# [Given request]
Write out again, word for word, the lines below from the line that holds "Generate a component" through the line that holds "const botBase = 493;", omitting pictures.

# [Stored data]
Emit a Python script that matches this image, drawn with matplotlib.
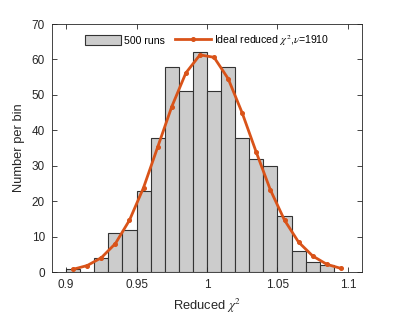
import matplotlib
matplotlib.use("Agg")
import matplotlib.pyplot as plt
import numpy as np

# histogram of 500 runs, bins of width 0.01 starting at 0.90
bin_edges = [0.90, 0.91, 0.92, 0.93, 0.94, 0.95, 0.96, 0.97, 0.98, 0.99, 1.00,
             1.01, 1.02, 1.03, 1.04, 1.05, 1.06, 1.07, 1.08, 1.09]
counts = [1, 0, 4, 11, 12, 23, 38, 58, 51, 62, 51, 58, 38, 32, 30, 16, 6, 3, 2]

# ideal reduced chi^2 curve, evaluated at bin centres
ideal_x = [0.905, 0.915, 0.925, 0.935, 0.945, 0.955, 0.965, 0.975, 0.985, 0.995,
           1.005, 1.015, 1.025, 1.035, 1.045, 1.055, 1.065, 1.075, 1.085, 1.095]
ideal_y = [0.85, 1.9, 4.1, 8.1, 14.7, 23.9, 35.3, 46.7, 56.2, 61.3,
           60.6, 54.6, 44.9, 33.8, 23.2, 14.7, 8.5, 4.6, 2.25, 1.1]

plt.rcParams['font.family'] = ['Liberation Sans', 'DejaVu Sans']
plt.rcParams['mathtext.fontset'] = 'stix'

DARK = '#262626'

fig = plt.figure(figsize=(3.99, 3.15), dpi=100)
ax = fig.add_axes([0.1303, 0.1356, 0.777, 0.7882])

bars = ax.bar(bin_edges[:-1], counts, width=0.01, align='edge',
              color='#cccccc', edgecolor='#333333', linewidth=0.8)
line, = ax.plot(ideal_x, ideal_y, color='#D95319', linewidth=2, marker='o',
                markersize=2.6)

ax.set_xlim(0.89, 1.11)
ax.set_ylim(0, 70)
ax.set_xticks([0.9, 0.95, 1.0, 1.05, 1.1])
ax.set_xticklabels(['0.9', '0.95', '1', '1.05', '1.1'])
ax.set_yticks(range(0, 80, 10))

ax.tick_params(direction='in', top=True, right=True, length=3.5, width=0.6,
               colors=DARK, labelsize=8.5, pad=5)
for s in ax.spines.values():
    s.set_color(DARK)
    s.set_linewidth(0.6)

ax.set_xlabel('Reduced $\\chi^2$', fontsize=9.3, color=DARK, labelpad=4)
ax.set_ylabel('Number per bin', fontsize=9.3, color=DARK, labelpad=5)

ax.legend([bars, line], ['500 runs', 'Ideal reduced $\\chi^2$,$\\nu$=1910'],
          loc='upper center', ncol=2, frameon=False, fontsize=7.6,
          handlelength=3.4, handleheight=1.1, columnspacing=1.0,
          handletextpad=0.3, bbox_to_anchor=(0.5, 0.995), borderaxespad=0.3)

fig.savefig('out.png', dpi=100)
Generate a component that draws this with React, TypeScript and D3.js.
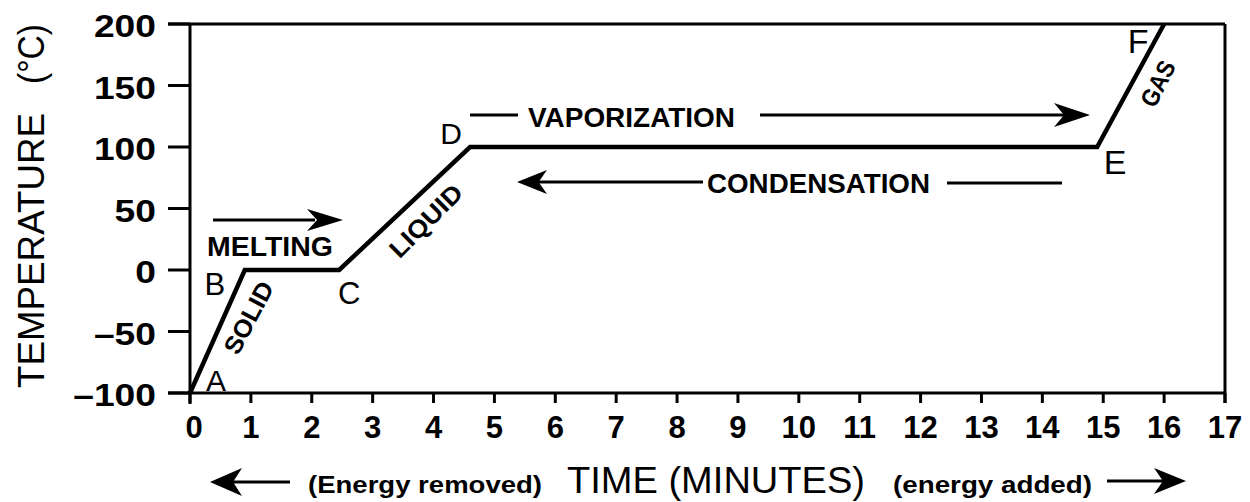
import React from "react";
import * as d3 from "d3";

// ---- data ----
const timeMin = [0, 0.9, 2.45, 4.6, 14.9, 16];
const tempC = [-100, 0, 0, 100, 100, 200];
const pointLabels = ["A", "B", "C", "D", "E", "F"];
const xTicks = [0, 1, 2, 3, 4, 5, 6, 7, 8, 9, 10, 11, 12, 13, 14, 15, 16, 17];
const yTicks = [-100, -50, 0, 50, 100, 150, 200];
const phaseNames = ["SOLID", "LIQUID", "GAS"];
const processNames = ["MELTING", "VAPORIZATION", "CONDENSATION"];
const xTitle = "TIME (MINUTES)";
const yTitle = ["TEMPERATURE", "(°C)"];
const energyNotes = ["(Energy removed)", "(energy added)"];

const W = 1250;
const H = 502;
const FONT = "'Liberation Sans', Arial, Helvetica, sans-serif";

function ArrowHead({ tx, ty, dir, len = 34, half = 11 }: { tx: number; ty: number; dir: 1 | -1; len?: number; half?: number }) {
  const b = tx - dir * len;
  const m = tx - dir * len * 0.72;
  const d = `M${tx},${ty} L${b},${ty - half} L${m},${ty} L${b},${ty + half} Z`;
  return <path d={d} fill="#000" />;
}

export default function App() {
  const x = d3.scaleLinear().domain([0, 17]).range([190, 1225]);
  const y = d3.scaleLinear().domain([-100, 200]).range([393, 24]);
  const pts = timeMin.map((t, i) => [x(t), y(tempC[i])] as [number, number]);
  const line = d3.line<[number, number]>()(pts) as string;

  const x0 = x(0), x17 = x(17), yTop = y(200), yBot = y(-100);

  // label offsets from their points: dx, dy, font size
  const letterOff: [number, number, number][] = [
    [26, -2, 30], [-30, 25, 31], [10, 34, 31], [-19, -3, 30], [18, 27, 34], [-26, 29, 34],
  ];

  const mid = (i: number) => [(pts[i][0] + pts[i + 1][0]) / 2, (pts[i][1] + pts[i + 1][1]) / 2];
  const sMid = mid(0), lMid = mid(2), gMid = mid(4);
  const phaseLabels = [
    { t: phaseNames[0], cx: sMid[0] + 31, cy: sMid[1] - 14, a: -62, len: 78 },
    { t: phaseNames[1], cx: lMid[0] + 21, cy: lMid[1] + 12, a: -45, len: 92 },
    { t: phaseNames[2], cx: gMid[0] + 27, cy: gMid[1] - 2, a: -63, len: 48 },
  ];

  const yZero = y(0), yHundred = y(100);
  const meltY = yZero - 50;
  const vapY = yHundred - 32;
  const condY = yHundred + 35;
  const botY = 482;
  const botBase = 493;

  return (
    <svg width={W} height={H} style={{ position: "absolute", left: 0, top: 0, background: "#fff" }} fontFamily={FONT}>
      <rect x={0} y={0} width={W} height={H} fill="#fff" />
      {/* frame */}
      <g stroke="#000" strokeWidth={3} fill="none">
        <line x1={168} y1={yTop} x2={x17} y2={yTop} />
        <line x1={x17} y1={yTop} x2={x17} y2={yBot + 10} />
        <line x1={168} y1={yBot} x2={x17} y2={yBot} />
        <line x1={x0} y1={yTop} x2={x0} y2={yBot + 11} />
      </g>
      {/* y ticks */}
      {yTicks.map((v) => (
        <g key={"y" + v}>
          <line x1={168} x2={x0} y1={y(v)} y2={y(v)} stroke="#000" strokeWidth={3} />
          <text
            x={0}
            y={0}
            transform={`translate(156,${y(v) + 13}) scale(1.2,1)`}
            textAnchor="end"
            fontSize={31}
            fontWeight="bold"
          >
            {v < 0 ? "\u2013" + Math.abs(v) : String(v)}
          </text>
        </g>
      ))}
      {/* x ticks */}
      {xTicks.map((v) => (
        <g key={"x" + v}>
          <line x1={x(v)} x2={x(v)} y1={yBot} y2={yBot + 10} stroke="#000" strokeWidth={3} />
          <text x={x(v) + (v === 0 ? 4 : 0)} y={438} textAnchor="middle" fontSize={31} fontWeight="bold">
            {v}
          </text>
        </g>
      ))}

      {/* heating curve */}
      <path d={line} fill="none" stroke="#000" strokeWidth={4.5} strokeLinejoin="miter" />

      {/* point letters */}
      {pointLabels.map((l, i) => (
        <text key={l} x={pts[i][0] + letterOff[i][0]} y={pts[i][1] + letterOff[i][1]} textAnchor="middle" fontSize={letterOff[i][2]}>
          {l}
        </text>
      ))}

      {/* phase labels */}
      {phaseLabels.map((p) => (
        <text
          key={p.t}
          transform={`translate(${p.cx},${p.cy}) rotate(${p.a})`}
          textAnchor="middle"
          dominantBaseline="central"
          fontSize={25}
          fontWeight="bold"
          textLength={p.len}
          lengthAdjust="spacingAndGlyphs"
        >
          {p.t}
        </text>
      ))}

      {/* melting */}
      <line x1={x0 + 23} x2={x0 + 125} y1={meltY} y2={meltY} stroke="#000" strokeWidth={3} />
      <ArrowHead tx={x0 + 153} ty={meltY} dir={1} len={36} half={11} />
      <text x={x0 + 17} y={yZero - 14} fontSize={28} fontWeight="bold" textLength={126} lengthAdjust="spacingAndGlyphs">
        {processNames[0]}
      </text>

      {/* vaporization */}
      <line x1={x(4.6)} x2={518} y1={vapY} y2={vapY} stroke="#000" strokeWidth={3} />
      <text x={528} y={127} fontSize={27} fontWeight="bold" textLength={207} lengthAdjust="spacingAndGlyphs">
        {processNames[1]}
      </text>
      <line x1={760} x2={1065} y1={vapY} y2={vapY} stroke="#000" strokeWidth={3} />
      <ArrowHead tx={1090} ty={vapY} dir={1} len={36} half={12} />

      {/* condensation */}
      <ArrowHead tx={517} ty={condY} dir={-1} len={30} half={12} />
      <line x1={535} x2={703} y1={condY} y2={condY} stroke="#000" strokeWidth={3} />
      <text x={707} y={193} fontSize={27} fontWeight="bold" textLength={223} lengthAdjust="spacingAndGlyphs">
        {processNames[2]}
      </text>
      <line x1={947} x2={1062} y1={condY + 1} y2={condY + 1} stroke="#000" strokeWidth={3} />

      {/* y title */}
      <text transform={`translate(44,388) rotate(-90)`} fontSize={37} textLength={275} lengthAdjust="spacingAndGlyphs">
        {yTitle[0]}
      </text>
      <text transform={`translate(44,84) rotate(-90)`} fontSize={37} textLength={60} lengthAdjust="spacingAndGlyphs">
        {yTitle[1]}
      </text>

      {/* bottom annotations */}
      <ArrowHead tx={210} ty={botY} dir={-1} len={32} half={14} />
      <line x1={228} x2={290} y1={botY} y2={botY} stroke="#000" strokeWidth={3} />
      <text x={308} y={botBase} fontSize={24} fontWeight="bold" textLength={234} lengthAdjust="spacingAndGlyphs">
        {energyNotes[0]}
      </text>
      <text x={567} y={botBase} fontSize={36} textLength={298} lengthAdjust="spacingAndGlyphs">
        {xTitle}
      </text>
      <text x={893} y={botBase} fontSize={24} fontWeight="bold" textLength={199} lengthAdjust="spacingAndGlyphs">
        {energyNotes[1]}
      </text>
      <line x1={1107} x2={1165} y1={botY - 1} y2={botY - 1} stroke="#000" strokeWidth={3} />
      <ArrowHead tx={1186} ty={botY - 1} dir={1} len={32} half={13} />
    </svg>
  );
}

# [Correct result]
Generate a component that draws this with React, TypeScript and D3.js.
import React from "react";
import * as d3 from "d3";

// ---- data ----
const timeMin = [0, 0.9, 2.45, 4.6, 14.9, 16];
const tempC = [-100, 0, 0, 100, 100, 200];
const pointLabels = ["A", "B", "C", "D", "E", "F"];
const xTicks = [0, 1, 2, 3, 4, 5, 6, 7, 8, 9, 10, 11, 12, 13, 14, 15, 16, 17];
const yTicks = [-100, -50, 0, 50, 100, 150, 200];
const phaseNames = ["SOLID", "LIQUID", "GAS"];
const processNames = ["MELTING", "VAPORIZATION", "CONDENSATION"];
const xTitle = "TIME (MINUTES)";
const yTitle = ["TEMPERATURE", "(°C)"];
const energyNotes = ["(Energy removed)", "(energy added)"];

const W = 1250;
const H = 502;
const FONT = "'Liberation Sans', Arial, Helvetica, sans-serif";

function ArrowHead({ tx, ty, dir, len = 34, half = 11 }: { tx: number; ty: number; dir: 1 | -1; len?: number; half?: number }) {
  const b = tx - dir * len;
  const m = tx - dir * len * 0.72;
  const d = `M${tx},${ty} L${b},${ty - half} L${m},${ty} L${b},${ty + half} Z`;
  return <path d={d} fill="#000" />;
}

export default function App() {
  const x = d3.scaleLinear().domain([0, 17]).range([190, 1225]);
  const y = d3.scaleLinear().domain([-100, 200]).range([393, 24]);
  const pts = timeMin.map((t, i) => [x(t), y(tempC[i])] as [number, number]);
  const line = d3.line<[number, number]>()(pts) as string;

  const x0 = x(0), x17 = x(17), yTop = y(200), yBot = y(-100);

  // label offsets from their points: dx, dy, font size
  const letterOff: [number, number, number][] = [
    [26, -2, 30], [-30, 25, 31], [10, 34, 31], [-19, -3, 30], [18, 27, 34], [-26, 29, 34],
  ];

  const mid = (i: number) => [(pts[i][0] + pts[i + 1][0]) / 2, (pts[i][1] + pts[i + 1][1]) / 2];
  const sMid = mid(0), lMid = mid(2), gMid = mid(4);
  const phaseLabels = [
    { t: phaseNames[0], cx: sMid[0] + 31, cy: sMid[1] - 14, a: -62, len: 78 },
    { t: phaseNames[1], cx: lMid[0] + 21, cy: lMid[1] + 12, a: -45, len: 92 },
    { t: phaseNames[2], cx: gMid[0] + 27, cy: gMid[1] - 2, a: -63, len: 48 },
  ];

  const yZero = y(0), yHundred = y(100);
  const meltY = yZero - 50;
  const vapY = yHundred - 32;
  const condY = yHundred + 35;
  const botY = 482;
  const botBase = 493;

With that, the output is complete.